How to improve soil for roses
The drought in many parts of the country caused roses to become semi-dormant. With the new season, they will be raring to go. If you haven’t already done so, improve the soil now so that water reaches the roots easily.
Why is good soil important? Plants need minerals, oxygen, water and sunlight to grow. The soil is the medium where all this is processed by micro-organisms and the more you have, the better the soil.
Different types of soil There are three types of soil: clay, which is sticky and gets waterlogged; sandy soil, which is loose and drains quickly; and loam, which is a mixture of clay and sand and varies in consistency from garden to garden.
What to do Improve the quality of the soil by adding humus (partially decomposed organic matter) – this improves both its texture (whether clay or sandy) and drainage while at the same time retaining and absorbing the necessary amount of moisture and nutrients to feed the roots. • For best results, add at least 30% organic matter.

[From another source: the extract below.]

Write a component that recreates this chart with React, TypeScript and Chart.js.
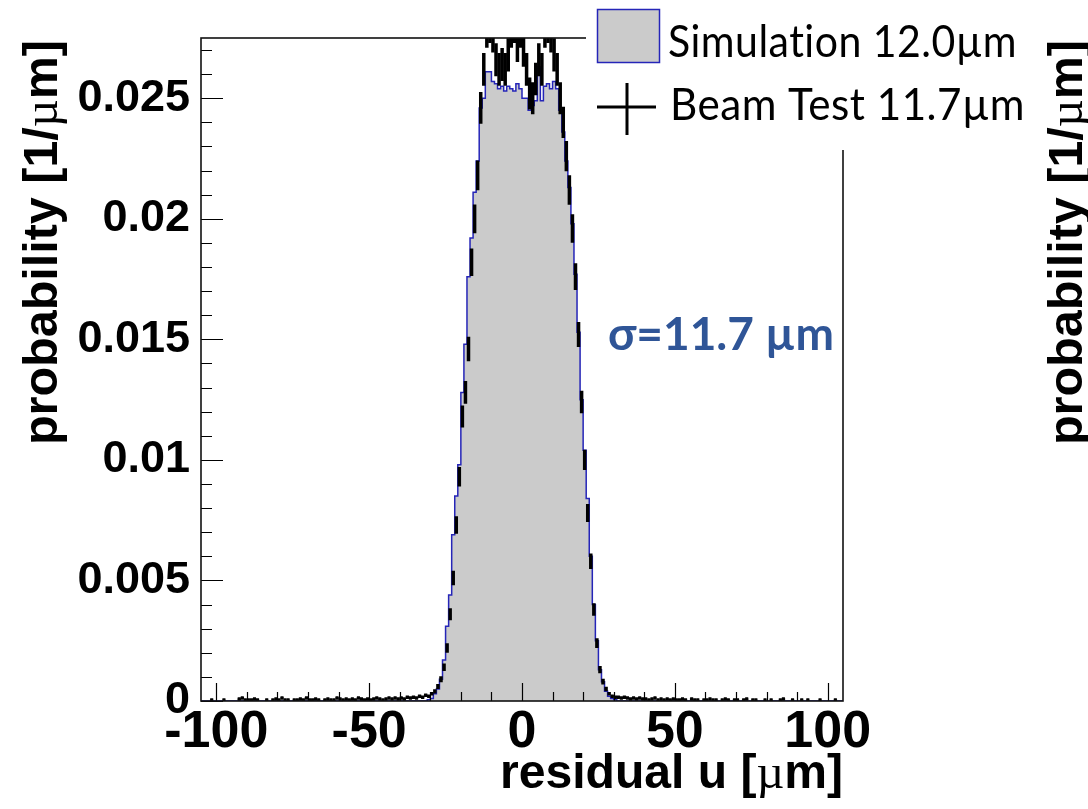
import React, { useEffect, useRef } from "react";
import { Chart, registerables } from "chart.js";

Chart.register(...registerables);

// ---- axis ranges and tick labels ----
const X_MIN = -105;
const X_MAX = 105;
const Y_MIN = 0;
const Y_MAX = 0.0275;
const BIN_WIDTH = 1;
const X_TICK_VALUES = [-100, -50, 0, 50, 100];
const X_TICK_LABELS = ["-100", "-50", "0", "50", "100"];
const Y_TICK_VALUES = [0, 0.005, 0.01, 0.015, 0.02, 0.025];
const Y_TICK_LABELS = ["0", "0.005", "0.01", "0.015", "0.02", "0.025"];

// ---- Simulation histogram (1 µm bins, first bin left edge = -31) ----
const SIM_FIRST_EDGE = -31;
const simValues = [
  0.00005, 0.0001, 0.0003, 0.0005, 0.0009, 0.0017, 0.0031, 0.0044, 0.0069, 0.0085,
  0.0098, 0.0128, 0.0148, 0.0176, 0.0192, 0.0211, 0.0224, 0.0246, 0.0250, 0.0261,
  0.0261, 0.0257, 0.0256, 0.0254, 0.0255, 0.0253, 0.0255, 0.0254, 0.0253, 0.0256,
  0.0254, 0.0250, 0.0250, 0.0245, 0.0247, 0.0249, 0.0263, 0.0249, 0.0255, 0.0256,
  0.0254, 0.0257, 0.0254, 0.0245, 0.0236, 0.0224, 0.0213, 0.0198, 0.0177, 0.0153,
  0.0125, 0.0104, 0.0084, 0.0060, 0.0040, 0.0025, 0.0013, 0.0008, 0.0004, 0.0002,
  0.0001, 0.00005,
];

// ---- Beam test histogram (1 µm bins, first bin left edge = -105) ----
const BEAM_FIRST_EDGE = -105;
const beamLeftTail = [
  0, 0, 0, 0.00004, 0, 0, 0, 0.00004, 0, 0,
  0, 0, 0.00008, 0.00012, 0.00004, 0.00004, 0.00004, 0.00008, 0.00004, 0,
  0, 0.00004, 0, 0.00004, 0.00008, 0.00004, 0.00012, 0.00004, 0.00004, 0,
  0.00004, 0.00004, 0.00008, 0.00004, 0.00012, 0.00004, 0.00004, 0.00008, 0.00004, 0,
  0.00004, 0.00008, 0.00004, 0.00004, 0.00012, 0.00008, 0.00004, 0.00008, 0.00004, 0.00008,
  0.00004, 0.00012, 0.00008, 0.00004, 0.00008, 0.00004, 0.00008, 0.00012, 0.00008, 0.00004,
  0.00008, 0.00012, 0.00008, 0.00012, 0.00008, 0.00012, 0.00008, 0.00016, 0.00012, 0.00016,
  0.00012, 0.0002, 0.00016, 0.00024, 0.0002,
];
const beamCore = [
  0.0003, 0.0004, 0.0006, 0.0009, 0.0014, 0.0022, 0.0036, 0.0051, 0.0073, 0.0093,
  0.0118, 0.0128, 0.0146, 0.0182, 0.0200, 0.0218, 0.0246, 0.0262, 0.0278, 0.0280,
  0.0276, 0.0266, 0.0262, 0.0264, 0.0262, 0.0268, 0.0278, 0.0280, 0.0272, 0.0278,
  0.0270, 0.0262, 0.0252, 0.0250, 0.0258, 0.0266, 0.0262, 0.0278, 0.0280, 0.0276,
  0.0268, 0.0262, 0.0250, 0.0240, 0.0226, 0.0212, 0.0196, 0.0176, 0.0152, 0.0124,
  0.0100, 0.0078, 0.0058, 0.0038, 0.0024, 0.0013, 0.0008, 0.0005, 0.0003, 0.0002,
];
const beamRightTail = [
  0.00016, 0.00016, 0.00012, 0.00016, 0.00012, 0.00008, 0.00012, 0.00008, 0.00012, 0.00008,
  0.00008, 0.00004, 0.00008, 0.00012, 0.00004, 0.00008, 0.00004, 0.00008, 0.00004, 0.00008,
  0.00004, 0.00004, 0.00008, 0.00004, 0, 0.00008, 0.00004, 0.00004, 0, 0.00004,
  0.00004, 0.00008, 0.00004, 0.00004, 0, 0.00004, 0.00008, 0.00004, 0, 0.00004,
  0.00004, 0, 0.00004, 0.00008, 0, 0.00004, 0.00004, 0, 0, 0.00004,
  0, 0.00004, 0, 0, 0.00004, 0.00008, 0, 0, 0.00004, 0,
  0, 0.00004, 0, 0.00004, 0, 0, 0, 0.00004, 0, 0,
  0, 0, 0.00004, 0, 0,
];
// Poisson-like error bar scale for the beam-test points
const BEAM_ERR_SCALE = 0.0042;

const SERIES_LABELS = ["Simulation 12.0µm", "Beam Test 11.7µm"];
const SIGMA_LABEL = "σ=11.7 µm";
const X_TITLE = ["residual u [", "µ", "m]"];
const Y_TITLE = ["probability [1/", "µ", "m]"];

// ---- styles ----
const SIM_FILL = "#cbcbcb";
const SIM_LINE = "#2525b8";
const SIGMA_COLOR = "#2f5597";
const LABEL_FAMILY = "'Liberation Sans', Arial, Helvetica, sans-serif";
const LEGEND_FAMILY = "Lato, 'Open Sans', sans-serif";

// ---- build datasets from arrays ----
const simPoints: { x: number; y: number }[] = [];
simPoints.push({ x: X_MIN, y: 0 });
simPoints.push({ x: SIM_FIRST_EDGE, y: 0 });
simValues.forEach((v, i) => simPoints.push({ x: SIM_FIRST_EDGE + i * BIN_WIDTH, y: v }));
simPoints.push({ x: SIM_FIRST_EDGE + simValues.length * BIN_WIDTH, y: 0 });
simPoints.push({ x: X_MAX, y: 0 });

const beamValues = [...beamLeftTail, ...beamCore, ...beamRightTail];
const beamPoints = beamValues.map((v, i) => ({
  x: BEAM_FIRST_EDGE + (i + 0.5) * BIN_WIDTH,
  y: v,
}));

type Seg = { text: string; font: string };
function drawSegs(
  ctx: CanvasRenderingContext2D,
  segs: Seg[],
  x: number,
  y: number,
  align: "left" | "right",
  targetWidth: number
) {
  let total = 0;
  const widths = segs.map((s) => {
    ctx.font = s.font;
    const w = ctx.measureText(s.text).width;
    total += w;
    return w;
  });
  const sx = targetWidth / total;
  ctx.save();
  ctx.translate(x, y);
  ctx.scale(sx, 1);
  let cx = align === "right" ? -total : 0;
  ctx.textAlign = "left";
  ctx.textBaseline = "alphabetic";
  segs.forEach((s, i) => {
    ctx.font = s.font;
    ctx.fillText(s.text, cx, 0);
    cx += widths[i];
  });
  ctx.restore();
}

function titleSegs(parts: string[]): Seg[] {
  return [
    { text: parts[0], font: `bold 48px ${LABEL_FAMILY}` },
    { text: parts[1], font: `48px 'Liberation Serif', serif` },
    { text: parts[2], font: `bold 48px ${LABEL_FAMILY}` },
  ];
}

const rootPlugin = {
  id: "rootStyle",
  afterDatasetsDraw(chart: any) {
    const { ctx, chartArea: a } = chart;
    const xs = chart.scales.x;
    const ys = chart.scales.y;
    ctx.save();
    ctx.beginPath();
    ctx.rect(a.left, a.top, a.right - a.left, a.bottom - a.top);
    ctx.clip();
    ctx.strokeStyle = "#000";
    ctx.lineWidth = 3.5;
    ctx.lineCap = "butt";
    beamPoints.forEach((p) => {
      if (p.y <= 0) return;
      const px = xs.getPixelForValue(p.x);
      const x0 = xs.getPixelForValue(p.x - BIN_WIDTH / 2);
      const x1 = xs.getPixelForValue(p.x + BIN_WIDTH / 2);
      const py = ys.getPixelForValue(p.y);
      const e = BEAM_ERR_SCALE * Math.sqrt(p.y);
      const yTop = ys.getPixelForValue(p.y + e);
      const yBot = ys.getPixelForValue(p.y - e);
      ctx.beginPath();
      ctx.moveTo(x0, py);
      ctx.lineTo(x1, py);
      ctx.moveTo(px, yTop);
      ctx.lineTo(px, yBot);
      ctx.stroke();
    });
    ctx.restore();
  },
  afterDraw(chart: any) {
    const { ctx, chartArea: a } = chart;
    const xs = chart.scales.x;
    const ys = chart.scales.y;
    ctx.save();
    // inward ticks
    ctx.strokeStyle = "#000";
    ctx.lineWidth = 1.2;
    ctx.beginPath();
    for (let k = -10; k <= 10; k++) {
      const v = k * 10;
      const px = Math.round(xs.getPixelForValue(v)) + 0.5;
      const len = k % 5 === 0 ? 18 : 9;
      ctx.moveTo(px, a.bottom);
      ctx.lineTo(px, a.bottom - len);
    }
    for (let k = 0; k <= 27; k++) {
      const v = k * 0.001;
      const py = Math.round(ys.getPixelForValue(v)) + 0.5;
      const len = k % 5 === 0 ? 22 : 11;
      ctx.moveTo(a.left, py);
      ctx.lineTo(a.left + len, py);
    }
    ctx.stroke();

    // frame
    ctx.lineWidth = 1.6;
    ctx.strokeStyle = "#111";
    ctx.strokeRect(a.left, a.top, a.right - a.left, a.bottom - a.top);

    // legend panel (white, covers frame corner)
    ctx.fillStyle = "#fff";
    ctx.fillRect(586, 0, 460, 150);
    ctx.fillStyle = SIM_FILL;
    ctx.fillRect(597, 9, 62, 53);
    ctx.strokeStyle = SIM_LINE;
    ctx.lineWidth = 1.5;
    ctx.strokeRect(597.5, 9.5, 62, 53);
    ctx.strokeStyle = "#000";
    ctx.lineWidth = 3;
    ctx.beginPath();
    ctx.moveTo(597, 107);
    ctx.lineTo(656, 107);
    ctx.moveTo(627, 83);
    ctx.lineTo(627, 135);
    ctx.stroke();
    ctx.fillStyle = "#000";
    ctx.textBaseline = "alphabetic";
    ctx.textAlign = "left";
    ctx.font = `44px ${LEGEND_FAMILY}`;
    (ctx as any).letterSpacing = "0.5px";
    ctx.fillText(SERIES_LABELS[0], 668, 57, 349);
    ctx.fillText(SERIES_LABELS[1], 670, 120, 355);
    (ctx as any).letterSpacing = "0px";

    // sigma annotation
    ctx.fillStyle = SIGMA_COLOR;
    ctx.font = `bold 46px ${LEGEND_FAMILY}`;
    ctx.fillText(SIGMA_LABEL, 608, 350, 228);

    // axis titles
    ctx.fillStyle = "#000";
    drawSegs(ctx, titleSegs(X_TITLE), 843, 788, "right", 343);
    ctx.save();
    ctx.translate(57, 445);
    ctx.rotate(-Math.PI / 2);
    drawSegs(ctx, titleSegs(Y_TITLE), 0, 0, "left", 405);
    ctx.restore();
    ctx.save();
    ctx.translate(1082, 445);
    ctx.rotate(-Math.PI / 2);
    drawSegs(ctx, titleSegs(Y_TITLE), 0, 0, "left", 405);
    ctx.restore();
    ctx.restore();
  },
};

export default function App() {
  const ref = useRef<HTMLCanvasElement>(null);
  useEffect(() => {
    document.body.style.margin = "0";
    const canvas = ref.current;
    if (!canvas) return;
    const chart = new Chart(canvas, {
      type: "line",
      data: {
        datasets: [
          {
            type: "line",
            label: SERIES_LABELS[0],
            data: simPoints,
            stepped: true,
            fill: "origin",
            backgroundColor: SIM_FILL,
            borderColor: SIM_LINE,
            borderWidth: 1.5,
            pointRadius: 0,
            tension: 0,
            order: 2,
          } as any,
          {
            type: "scatter",
            label: SERIES_LABELS[1],
            data: beamPoints,
            pointRadius: 0,
            showLine: false,
            order: 1,
          } as any,
        ],
      },
      options: {
        responsive: false,
        animation: false,
        events: [],
        layout: { padding: { left: 0, top: 37, right: 245, bottom: 0 } },
        plugins: { legend: { display: false }, tooltip: { enabled: false } },
        scales: {
          x: {
            type: "linear",
            min: X_MIN,
            max: X_MAX,
            afterFit: (s: any) => {
              s.height = 108;
            },
            grid: { display: false, drawTicks: false },
            border: { display: false },
            ticks: {
              includeBounds: false,
              stepSize: 50,
              autoSkip: false,
              maxRotation: 0,
              minRotation: 0,
              padding: 0,
              color: "#000",
              font: { family: LABEL_FAMILY, size: 52, weight: "bold" },
              callback: (v: any) => {
                const i = X_TICK_VALUES.findIndex((t) => Math.abs(t - Number(v)) < 1e-6);
                return i >= 0 ? X_TICK_LABELS[i] : "";
              },
            },
          } as any,
          y: {
            type: "linear",
            min: Y_MIN,
            max: Y_MAX,
            afterFit: (s: any) => {
              s.width = 201;
            },
            grid: { display: false, drawTicks: false },
            border: { display: false },
            ticks: {
              includeBounds: false,
              stepSize: 0.005,
              autoSkip: false,
              padding: 11,
              color: "#000",
              font: { family: LABEL_FAMILY, size: 45, weight: "bold" },
              callback: (v: any) => {
                const i = Y_TICK_VALUES.findIndex((t) => Math.abs(t - Number(v)) < 1e-9);
                return i >= 0 ? Y_TICK_LABELS[i] : "";
              },
            },
          } as any,
        },
      },
      plugins: [rootPlugin],
    });
    return () => chart.destroy();
  }, []);
  return (
    <div style={{ width: 1088, height: 809, position: "relative", background: "#fff" }}>
      <canvas ref={ref} width={1088} height={809} style={{ display: "block" }} />
    </div>
  );
}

The most reliable formula is one-third soil, one-third sand and one-third organic matter of some kind.
• Spread the organic material over the bed and dig it in to a depth of 25cm so that it mixes in well with the surrounding soil. Water well afterwards.
What organic matter to use The ideal organic mixture consists of compost, manure, milled bark, peanut shells, leaves, pine needles, lawn clippings and peat moss. The more varied the mixture, the better, because particles of different sizes last longer and have a better conditioning effect on the soil texture.
Other additives Bonemeal and superphosphate will encourage root development; add to your organic mix, leave to settle for a week and then apply.